Well, not April 20. Maybe a few days after that. At some point in late April, I loved the movie that nearly everybody hated: Freddy Got Fingered. I was one of the very few people who saw Freddy Got Fingered in theaters. I saw it with my college friend; we went on a lark just as finals were finishing up. He was bemused by the whole endeavor, admitting the constant child maiming was funny but the movie was terrible. I, on the other hand, loved the shit out of Freddy Got Fingered. This was an absurdist piece of anti-humor that hated everything and everybody. Bunuel, eat your heart out. Freddy Got Fingered not only hated people, it hated the nuclear family. It hated all of the Hollywood formulas it abused. It hated its audience, it hated good taste, it hated taste of any kind. Freddy Got Fingered was a middle finger to mass society at large, and I loved it. Needless to say, it wasn’t very popular. That was just my first taste of the contention that defined 2001.
Immediately following Freddy Got Fingered was One Night At McCool’s, a movie where three very stupid creeps obsess over Liv Tyler who manipulates them into thievery and murder. McCool’s explodes the Rashomon formula into a tale told by the three male narrators who alternately see Tyler as a rampant sex pot, a glorified girlfriend, or a saint; but never as her own woman. Which is funny because she ultimately gets what she wants. The unreliable narrators dominated the screen with scummy men and Liv Tyler’s alternating personae had McCool’s declared as sexist or unlikable. It too wasn’t very popular.

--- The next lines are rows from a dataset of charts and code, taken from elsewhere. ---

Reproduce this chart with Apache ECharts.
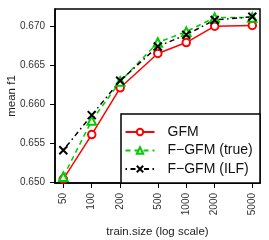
<!DOCTYPE html>
<html><head><meta charset="utf-8">
<script src="https://cdn.jsdelivr.net/npm/echarts@6/dist/echarts.min.js"></script>
<style>html,body{margin:0;padding:0;background:#fff}#c{width:269px;height:240px}</style>
</head><body><div id="c"></div>
<script>
const trainSizes = [50, 100, 200, 500, 1000, 2000, 5000];
const gfm      = [0.6504, 0.6561, 0.6621, 0.6665, 0.6679, 0.6700, 0.6701];
const fgfmTrue = [0.6507, 0.6579, 0.6629, 0.6679, 0.6693, 0.6711, 0.6711];
const fgfmILF  = [0.6541, 0.6586, 0.6630, 0.6674, 0.6689, 0.6708, 0.6712];
const yTicks = [0.650, 0.655, 0.660, 0.665, 0.670];
const seriesNames = ['GFM', 'F\u2212GFM (true)', 'F\u2212GFM (ILF)'];

const lg = v => Math.log10(v);
const toPts = arr => trainSizes.map((s, i) => [lg(s), arr[i]]);
const FONT = 'Liberation Sans, Arial, Helvetica, sans-serif';

const chart = echarts.init(document.getElementById('c'), null, {renderer: 'canvas'});
chart.setOption({
  animation: false,
  backgroundColor: '#fff',
  grid: {left: 55, right: 9, top: 9, bottom: 57, containLabel: false, outerBoundsMode: 'none',
    show: true, borderColor: '#000', borderWidth: 1.5, backgroundColor: 'transparent'},
  xAxis: {
    type: 'value', min: 1.6112, max: 3.7805,
    name: 'train.size (log scale)', nameLocation: 'middle', nameGap: 43, nameMoveOverlap: false,
    nameTextStyle: {fontFamily: FONT, fontSize: 11.5, color: '#222'},
    axisLine: {show: true, onZero: false, lineStyle: {color: '#000', width: 1.5}},
    splitLine: {show: false},
    axisTick: {show: true, inside: false, length: 5, customValues: trainSizes.map(lg), lineStyle: {color: '#000', width: 1}},
    axisLabel: {show: true, rotate: 90, margin: 10, fontFamily: FONT, fontSize: 10, color: '#333',
      customValues: trainSizes.map(lg), formatter: v => String(Math.round(Math.pow(10, v)))}
  },
  yAxis: {
    type: 'value', min: 0.6499, max: 0.6722,
    name: 'mean f1', nameLocation: 'middle', nameGap: 37, nameMoveOverlap: false,
    nameTextStyle: {fontFamily: FONT, fontSize: 11.5, color: '#222'},
    axisLine: {show: true, onZero: false, lineStyle: {color: '#000', width: 1.5}},
    splitLine: {show: false},
    axisTick: {show: true, inside: false, length: 5, customValues: yTicks, lineStyle: {color: '#000', width: 1}},
    axisLabel: {show: true, margin: 10, fontFamily: FONT, fontSize: 10, color: '#333',
      customValues: yTicks, formatter: v => v.toFixed(3)}
  },
  legend: {
    orient: 'vertical', left: 124.5, top: 124, z: 10, padding: 0,
    itemWidth: 29, itemHeight: 8, itemGap: 2.5,
    textStyle: {fontFamily: FONT, fontSize: 14, color: '#111', lineHeight: 16, padding: [0, 0, 0, 8]},
    data: seriesNames
  },
  graphic: [{type: 'rect', z: 5, shape: {x: 121, y: 114, width: 139, height: 69},
    style: {fill: '#fff', stroke: '#000', lineWidth: 1.5}}],
  series: [
    {name: seriesNames[0], type: 'line', data: toPts(gfm), z: 3,
      symbol: 'emptyCircle', symbolSize: 7.5,
      lineStyle: {color: '#ff0000', width: 1.5, type: 'solid'},
      itemStyle: {color: '#ff0000', borderColor: '#ff0000', borderWidth: 1.5}},
    {name: seriesNames[1], type: 'line', data: toPts(fgfmTrue), z: 3,
      symbol: 'emptyTriangle', symbolSize: 8.5,
      lineStyle: {color: '#00cd00', width: 1.5, type: [5, 4]},
      itemStyle: {color: '#00cd00', borderColor: '#00cd00', borderWidth: 1.5}},
    {name: seriesNames[2], type: 'line', data: toPts(fgfmILF), z: 3,
      symbol: 'path://M0,0L10,10M10,0L0,10', symbolSize: 8,
      lineStyle: {color: '#000', width: 1.5, type: [1.5, 3.5, 5, 3.5]},
      itemStyle: {color: 'none', borderColor: '#000', borderWidth: 2}}
  ]
});
</script></body></html>
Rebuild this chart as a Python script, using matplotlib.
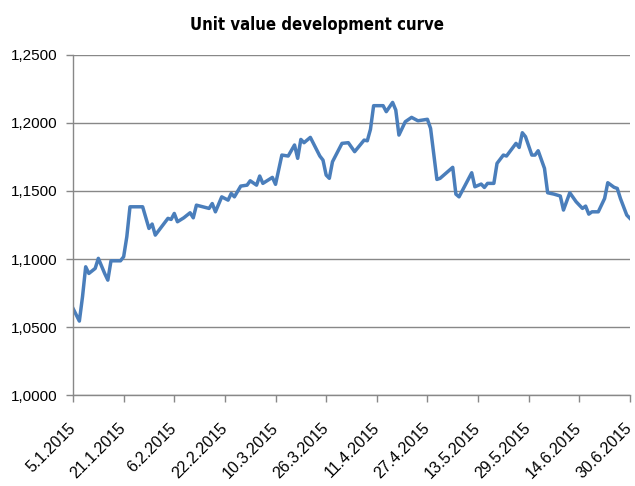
import numpy as np
import matplotlib
matplotlib.use('Agg')
import matplotlib.pyplot as plt
import matplotlib.ticker as mticker

# day offsets from 5.1.2015 and unit values
days = [0, 2, 3, 4, 5, 7, 8, 10, 11, 12, 15, 16, 17, 18, 22, 24, 25, 26, 30, 31,
        32, 33, 35, 37, 38, 39, 43, 44, 45, 47, 49, 50, 51, 53, 55, 56, 58, 59, 60, 63,
        64, 66, 68, 70, 71, 72, 73, 75, 78, 79, 80, 81, 82, 85, 87, 89, 92, 93, 94, 95,
        98, 99, 101, 102, 103, 105, 107, 109, 112, 113, 115, 116, 120, 121, 122, 126, 127, 129, 130, 131,
        133, 134, 136, 137, 140, 141, 142, 143, 145, 146, 147, 149, 150, 152, 154, 155, 157, 159, 161, 162,
        163, 164, 166, 168, 169, 171, 172, 173, 175, 176]
values = [1.0637, 1.0544, 1.0723, 1.0943, 1.0894, 1.0931, 1.1005, 1.0894, 1.0845, 1.0987,
          1.0987, 1.1017, 1.1164, 1.1384, 1.1384, 1.1225, 1.1257, 1.1176, 1.1299, 1.1291,
          1.1335, 1.1274, 1.1303, 1.1340, 1.1303, 1.1396, 1.1372, 1.1408, 1.1347, 1.1457,
          1.1433, 1.1482, 1.1457, 1.1536, 1.1543, 1.1575, 1.1543, 1.1610, 1.1556, 1.1600,
          1.1549, 1.1764, 1.1757, 1.1838, 1.1740, 1.1879, 1.1855, 1.1894, 1.1757, 1.1727,
          1.1617, 1.1593, 1.1715, 1.1850, 1.1855, 1.1789, 1.1874, 1.1869, 1.1953, 1.2127,
          1.2127, 1.2083, 1.2151, 1.2095, 1.1911, 1.2009, 1.2041, 1.2016, 1.2027, 1.1960,
          1.1585, 1.1593, 1.1674, 1.1477, 1.1457, 1.1634, 1.1531, 1.1551, 1.1526, 1.1556,
          1.1556, 1.1703, 1.1764, 1.1757, 1.1850, 1.1820, 1.1928, 1.1899, 1.1764, 1.1764,
          1.1796, 1.1666, 1.1487, 1.1477, 1.1463, 1.1360, 1.1487, 1.1421, 1.1372, 1.1389,
          1.1330, 1.1347, 1.1347, 1.1445, 1.1561, 1.1527, 1.1519, 1.1445, 1.1323, 1.1299]
tick_labels = ['5.1.2015', '21.1.2015', '6.2.2015', '22.2.2015', '10.3.2015', '26.3.2015',
               '11.4.2015', '27.4.2015', '13.5.2015', '29.5.2015', '14.6.2015', '30.6.2015']

start = np.datetime64('2015-01-05')
dates = start + np.array(days, dtype='timedelta64[D]')
ticks = start + np.arange(0, 177, 16).astype('timedelta64[D]')

fig = plt.figure(figsize=(6.35, 4.86), dpi=100)
ax = fig.add_axes([0.115, 0.187, 0.877, 0.70])

ax.plot(dates, values, color='#4A7EBB', linewidth=2.5, solid_joinstyle='round')

ax.set_xlim(start, start + np.timedelta64(176, 'D'))
ax.set_ylim(1.0, 1.25)
ax.set_yticks(np.arange(1.0, 1.2501, 0.05))
ax.yaxis.set_major_formatter(mticker.FuncFormatter(lambda v, p: ('%.4f' % v).replace('.', ',')))
ax.set_xticks(ticks)
ax.set_xticklabels(tick_labels, rotation=45, ha='right', va='center',
                   rotation_mode='anchor', fontsize=11.5, family='Liberation Sans')
for lab in ax.get_yticklabels():
    lab.set_fontfamily('Liberation Sans')
    lab.set_fontsize(11)

ax.grid(axis='y', color='#888888', linewidth=1)
ax.set_axisbelow(True)
for s in ['top', 'right']:
    ax.spines[s].set_visible(False)
for s in ['left', 'bottom']:
    ax.spines[s].set_color('#888888')
    ax.spines[s].set_linewidth(1)
ax.tick_params(axis='both', color='#888888', length=5, width=1)
ax.tick_params(axis='y', pad=6)
ax.tick_params(axis='x', pad=17)

fig.text(0.5, 0.949, 'Unit value development curve', ha='center', va='center',
         fontsize=12, fontweight='bold', fontstretch='condensed', family='DejaVu Sans')

fig.savefig('out.png', dpi=100)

In June, I found myself in love with Pootie Tang, Moulin Rouge! and A.I. Artificial Intelligence, both of which severely underperformed and were not well liked by audiences upon immediate release. People working at the movie theater absolutely hated Moulin Rouge! for its pretension and over-the-top eye searing visual aesthetics. And, nobody liked A.I.because it refused to give people what they wanted (of course, I still think the final segment is a terrible misjudgment).
Once you get out of the multiplex, my tastes were even more contentious. This was the year I got in a fight with a classmate over their hatred of The Doom Generation. I took a stand against the moronic Blow. There was something in Mike Figgis’ Hotel that I loved even if I didn’t even understand what I was watching.
This entry isn’t to say that my tastes are impeccable. This isn’t to say that I’m right and everybody else is wrong. Nor am I saying that my tastes are ahead of their time. This was the summer I learned that not everything I like has to be universally liked, and I was fine with seeing A.I. four times in a theater to my coworkers’ cringeworthy chagrin. This was the summer where I figured out that I liked what I liked, and if people had a problem with it, they could go fuck themselves. Also, Tim Burton, Planet of the Apes still sucks.